In Texas, “[t]he goal of contract interpretation is to ascertain the parties' true intent as expressed by the plain language they used.” Great Am. Ins, v. Primo, 512 S.W.3d 890, 893 (Tex. 2017) (citation omitted). Under Texas law, “[a] contract is ambiguous when it is susceptible to more than one reasonable interpretation.” In re Inf 1 Profit Assocs., Inc., 274 S.W.3d 672, 677 (Tex. 2009) (citation omitted).
In South Dakota, “court[s] looks to the language that the parties used in the contract to determine their intention.” Detmers v. Costner, 994 N.W.2d 445, 454 (cleaned up). Under South Dakota law, “ambiguity exists if a contract is capable of more than one meaning when viewed objectively by a reasonably intelligent person who has examined the context of the entire integrated agreement.” Niemitalo v. Seidel, 972 N.W.2d 115, 119-20 (cleaned up). Thus, the Court's interpretive analysis is the same under South Dakota and Texas law.

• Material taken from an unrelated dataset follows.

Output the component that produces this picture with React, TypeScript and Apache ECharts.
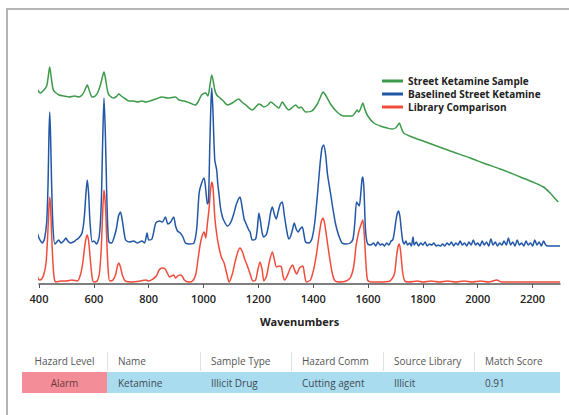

However, “[c]ourts recognize a distinction between the enforceability and interpretation of a forum-selection clause.” Omega Liner Co. v. Monte Vista Grp., LLC, No. CV 18-4105, 2019 WL 4415378, at *5 (D.S.D. Sept. 16, 2019) (collecting cases). The Eighth Circuit has “yet to adopt a definitive position on the issue.” Servewell Plumbing, 439 F.3d at 789. Courts have generally treated enforcement of forum-selection clauses as procedural under the Erie doctrine and “have thus applied federal law in diversity cases to questions of enforcement.” Omega Liner Co., 2019 WL 4415378, at *5 (citing Collins v. Mary Kay, Inc., 874 F.3d 176,182 (3d Cir. 2017) (additional citations omitted)). Thus, the Court concludes that federal common law governs the enforceability of the forum-selection clause at issue.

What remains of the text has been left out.